Repeat the data that follows, word for word, without the images.

* * * * * * *

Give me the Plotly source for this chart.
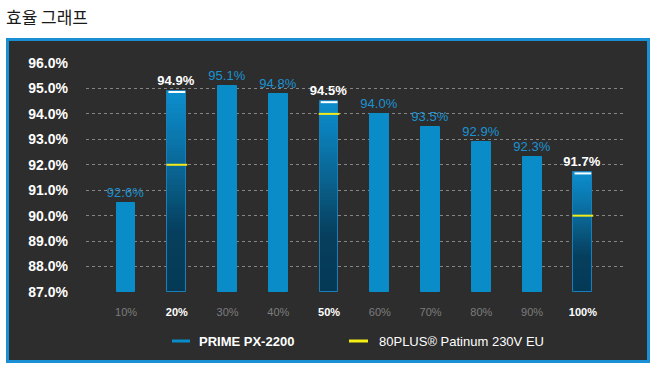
import plotly.graph_objects as go

# ---- data ----
categories = ["10%", "20%", "30%", "40%", "50%", "60%", "70%", "80%", "90%", "100%"]
prime_values = [90.5, 94.9, 95.1, 94.8, 94.5, 94.0, 93.5, 92.9, 92.3, 91.7]
prime_labels = ["92.6%", "94.9%", "95.1%", "94.8%", "94.5%", "94.0%", "93.5%", "92.9%", "92.3%", "91.7%"]
highlight = [False, True, False, False, True, False, False, False, False, True]
platinum_cats = ["20%", "50%", "100%"]
platinum_values = [92.0, 94.0, 90.0]
y_ticks = [87, 88, 89, 90, 91, 92, 93, 94, 95, 96]

# ---- style ----
BASE = 87.0
BAR_W = 0.37
BLUE = "#0a8cc9"
LABEL_BLUE = "#1b93d3"
PANEL = "#2d2d2d"
BORDER = "#1a8fd3"
FONT = "Liberation Sans, Arial, sans-serif"

# plot area in pixels (for paper-coordinate conversions of decorations)
L, R, T, B = 86, 32, 63, 77
W, H = 658, 369
PW, PH = W - L - R, H - T - B


def px(x):
    return (x - L) / PW


def py(y):
    return (H - B - y) / PH


stops = [(0.0, (5, 57, 86)), (0.3, (6, 63, 93)), (0.6, (10, 100, 145)),
         (0.85, (11, 128, 186)), (1.0, (12, 142, 205))]


def grad(f):
    for (f0, c0), (f1, c1) in zip(stops[:-1], stops[1:]):
        if f0 <= f <= f1:
            t = (f - f0) / (f1 - f0)
            c = [round(a + (b - a) * t) for a, b in zip(c0, c1)]
            return "rgb(%d,%d,%d)" % tuple(c)
    return "rgb(%d,%d,%d)" % stops[-1][1]


fig = go.Figure()

# gradient segments for highlighted bars
N = 60
gx, gy, gb, gc = [], [], [], []
for cat, v, h in zip(categories, prime_values, highlight):
    if not h:
        continue
    step = (v - BASE) / N
    for k in range(N):
        gx.append(cat)
        gb.append(BASE + k * step)
        gy.append(step * 1.02)
        gc.append(grad((k + 0.5) / N))
fig.add_trace(go.Bar(x=gx, y=gy, base=gb, width=BAR_W, marker=dict(color=gc, line=dict(width=0)),
                     hoverinfo="skip", showlegend=False))

# main bars (plain ones filled, highlighted ones transparent with outline) + labels
fill = ["rgba(0,0,0,0)" if h else BLUE for h in highlight]
outline = ["#1a7fb8" if h else BLUE for h in highlight]
tcol = ["white" if h else LABEL_BLUE for h in highlight]
fig.add_trace(go.Bar(
    x=categories, y=[v - BASE for v in prime_values], base=[BASE] * len(categories),
    width=BAR_W, marker=dict(color=fill, line=dict(color=outline, width=1)),
    text=["<b>%s</b>" % t if h else t for t, h in zip(prime_labels, highlight)],
    textposition="outside", constraintext="none", textfont=dict(color=tcol, size=13, family=FONT),
    cliponaxis=False, name="PRIME PX-2200", showlegend=False,
))

shapes = []
# white top lines on highlighted bars
for i, (v, h) in enumerate(zip(prime_values, highlight)):
    if h:
        shapes.append(dict(type="line", xref="x", yref="y", x0=i - BAR_W / 2 + 0.02, x1=i + BAR_W / 2 - 0.02,
                           y0=v - 0.04, y1=v - 0.04, line=dict(color="white", width=2), layer="above"))
# yellow 80PLUS reference lines
for cat, v in zip(platinum_cats, platinum_values):
    i = categories.index(cat)
    shapes.append(dict(type="line", xref="x", yref="y", x0=i - BAR_W / 2 - 0.02, x1=i + BAR_W / 2 + 0.02,
                       y0=v, y1=v, line=dict(color="#f2ea1a", width=2), layer="above"))

# panel with blue border
shapes.insert(0, dict(type="rect", xref="paper", yref="paper", x0=px(7.5), x1=px(648.5), y0=py(361.5), y1=py(39.5),
                      fillcolor=PANEL, line=dict(color=BORDER, width=3), layer="below"))

# manual legend marks
shapes.append(dict(type="line", xref="paper", yref="paper", x0=px(172), x1=px(190), y0=py(341), y1=py(341),
                   line=dict(color=BLUE, width=3)))
shapes.append(dict(type="line", xref="paper", yref="paper", x0=px(349), x1=px(368), y0=py(341), y1=py(341),
                   line=dict(color="#f5ee12", width=3)))

annotations = [
    dict(text="효율 그래프", xref="paper", yref="paper", x=px(4), y=py(16), xanchor="left", yanchor="middle",
         showarrow=False, font=dict(family="Noto Sans CJK KR", size=17, color="#1a1a1a")),
    dict(text="<b>PRIME PX-2200</b>", xref="paper", yref="paper", x=px(197), y=py(341), xanchor="left",
         yanchor="middle", showarrow=False, font=dict(family=FONT, size=13, color="white")),
    dict(text="80PLUS® Patinum 230V EU", xref="paper", yref="paper", x=px(377), y=py(341), xanchor="left",
         yanchor="middle", showarrow=False, font=dict(family=FONT, size=13, color="white")),
]

ticktext = ["<b><span style='color:white'>%s</span></b>" % c if h else
            "<span style='color:#7d7d7d'>%s</span>" % c for c, h in zip(categories, highlight)]

fig.update_layout(
    width=W, height=H, margin=dict(l=L, r=R, t=T, b=B, pad=0),
    paper_bgcolor="white", plot_bgcolor=PANEL, barmode="overlay", bargap=0,
    showlegend=False, shapes=shapes, annotations=annotations,
    font=dict(family=FONT),
    xaxis=dict(type="category", categoryorder="array", categoryarray=categories,
               tickmode="array", tickvals=categories, ticktext=ticktext,
               range=[-0.79, len(categories) - 1 + 0.85], showgrid=False, zeroline=False,
               showline=False, ticks="", ticklabelstandoff=12, tickfont=dict(size=11, family=FONT)),
    yaxis=dict(range=[y_ticks[0], y_ticks[-1]], tickmode="array", tickvals=y_ticks,
               ticktext=["<b>%.1f%%</b>" % t for t in y_ticks],
               showgrid=True, gridcolor="#858585", griddash="dot", gridwidth=1,
               zeroline=False, showline=False, ticks="", ticklabelstandoff=17,
               tickfont=dict(size=14, color="white", family=FONT)),
)

fig.write_html("out.html", config={"displayModeBar": False},
               post_script="document.body.style.margin='0';")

* * * * * * *

--- Result ---
Give me the Plotly source for this chart.
import plotly.graph_objects as go

# ---- data ----
categories = ["10%", "20%", "30%", "40%", "50%", "60%", "70%", "80%", "90%", "100%"]
prime_values = [90.5, 94.9, 95.1, 94.8, 94.5, 94.0, 93.5, 92.9, 92.3, 91.7]
prime_labels = ["92.6%", "94.9%", "95.1%", "94.8%", "94.5%", "94.0%", "93.5%", "92.9%", "92.3%", "91.7%"]
highlight = [False, True, False, False, True, False, False, False, False, True]
platinum_cats = ["20%", "50%", "100%"]
platinum_values = [92.0, 94.0, 90.0]
y_ticks = [87, 88, 89, 90, 91, 92, 93, 94, 95, 96]

# ---- style ----
BASE = 87.0
BAR_W = 0.37
BLUE = "#0a8cc9"
LABEL_BLUE = "#1b93d3"
PANEL = "#2d2d2d"
BORDER = "#1a8fd3"
FONT = "Liberation Sans, Arial, sans-serif"

# plot area in pixels (for paper-coordinate conversions of decorations)
L, R, T, B = 86, 32, 63, 77
W, H = 658, 369
PW, PH = W - L - R, H - T - B


def px(x):
    return (x - L) / PW


def py(y):
    return (H - B - y) / PH


stops = [(0.0, (5, 57, 86)), (0.3, (6, 63, 93)), (0.6, (10, 100, 145)),
         (0.85, (11, 128, 186)), (1.0, (12, 142, 205))]


def grad(f):
    for (f0, c0), (f1, c1) in zip(stops[:-1], stops[1:]):
        if f0 <= f <= f1:
            t = (f - f0) / (f1 - f0)
            c = [round(a + (b - a) * t) for a, b in zip(c0, c1)]
            return "rgb(%d,%d,%d)" % tuple(c)
    return "rgb(%d,%d,%d)" % stops[-1][1]


fig = go.Figure()

# gradient segments for highlighted bars
N = 60
gx, gy, gb, gc = [], [], [], []
for cat, v, h in zip(categories, prime_values, highlight):
    if not h:
        continue
    step = (v - BASE) / N
    for k in range(N):
        gx.append(cat)
        gb.append(BASE + k * step)
        gy.append(step * 1.02)
        gc.append(grad((k + 0.5) / N))
fig.add_trace(go.Bar(x=gx, y=gy, base=gb, width=BAR_W, marker=dict(color=gc, line=dict(width=0)),
                     hoverinfo="skip", showlegend=False))

# main bars (plain ones filled, highlighted ones transparent with outline) + labels
fill = ["rgba(0,0,0,0)" if h else BLUE for h in highlight]
outline = ["#1a7fb8" if h else BLUE for h in highlight]
tcol = ["white" if h else LABEL_BLUE for h in highlight]
fig.add_trace(go.Bar(
    x=categories, y=[v - BASE for v in prime_values], base=[BASE] * len(categories),
    width=BAR_W, marker=dict(color=fill, line=dict(color=outline, width=1)),
    text=["<b>%s</b>" % t if h else t for t, h in zip(prime_labels, highlight)],
    textposition="outside", constraintext="none", textfont=dict(color=tcol, size=13, family=FONT),
    cliponaxis=False, name="PRIME PX-2200", showlegend=False,
))

shapes = []
# white top lines on highlighted bars
for i, (v, h) in enumerate(zip(prime_values, highlight)):
    if h:
        shapes.append(dict(type="line", xref="x", yref="y", x0=i - BAR_W / 2 + 0.02, x1=i + BAR_W / 2 - 0.02,
                           y0=v - 0.04, y1=v - 0.04, line=dict(color="white", width=2), layer="above"))
# yellow 80PLUS reference lines
for cat, v in zip(platinum_cats, platinum_values):
    i = categories.index(cat)
    shapes.append(dict(type="line", xref="x", yref="y", x0=i - BAR_W / 2 - 0.02, x1=i + BAR_W / 2 + 0.02,
                       y0=v, y1=v, line=dict(color="#f2ea1a", width=2), layer="above"))

# panel with blue border
shapes.insert(0, dict(type="rect", xref="paper", yref="paper", x0=px(7.5), x1=px(648.5), y0=py(361.5), y1=py(39.5),
                      fillcolor=PANEL, line=dict(color=BORDER, width=3), layer="below"))

# manual legend marks
shapes.append(dict(type="line", xref="paper", yref="paper", x0=px(172), x1=px(190), y0=py(341), y1=py(341),
                   line=dict(color=BLUE, width=3)))
shapes.append(dict(type="line", xref="paper", yref="paper", x0=px(349), x1=px(368), y0=py(341), y1=py(341),
                   line=dict(color="#f5ee12", width=3)))

annotations = [
    dict(text="효율 그래프", xref="paper", yref="paper", x=px(4), y=py(16), xanchor="left", yanchor="middle",
         showarrow=False, font=dict(family="Noto Sans CJK KR", size=17, color="#1a1a1a")),
    dict(text="<b>PRIME PX-2200</b>", xref="paper", yref="paper", x=px(197), y=py(341), xanchor="left",
         yanchor="middle", showarrow=False, font=dict(family=FONT, size=13, color="white")),
    dict(text="80PLUS® Patinum 230V EU", xref="paper", yref="paper", x=px(377), y=py(341), xanchor="left",
         yanchor="middle", showarrow=False, font=dict(family=FONT, size=13, color="white")),
]

ticktext = ["<b><span style='color:white'>%s</span></b>" % c if h else
            "<span style='color:#7d7d7d'>%s</span>" % c for c, h in zip(categories, highlight)]

fig.update_layout(
    width=W, height=H, margin=dict(l=L, r=R, t=T, b=B, pad=0),
    paper_bgcolor="white", plot_bgcolor=PANEL, barmode="overlay", bargap=0,
    showlegend=False, shapes=shapes, annotations=annotations,
    font=dict(family=FONT),
    xaxis=dict(type="category", categoryorder="array", categoryarray=categories,
               tickmode="array", tickvals=categories, ticktext=ticktext,
               range=[-0.79, len(categories) - 1 + 0.85], showgrid=False, zeroline=False,
               showline=False, ticks="", ticklabelstandoff=12, tickfont=dict(size=11, family=FONT)),
    yaxis=dict(range=[y_ticks[0], y_ticks[-1]], tickmode="array", tickvals=y_ticks,
               ticktext=["<b>%.1f%%</b>" % t for t in y_ticks],
               showgrid=True, gridcolor="#858585", griddash="dot", gridwidth=1,
               zeroline=False, showline=False, ticks="", ticklabelstandoff=17,
               tickfont=dict(size=14, color="white", family=FONT)),
)

fig.write_html("out.html", config={"displayModeBar": False},
               post_script="document.body.style.margin='0';")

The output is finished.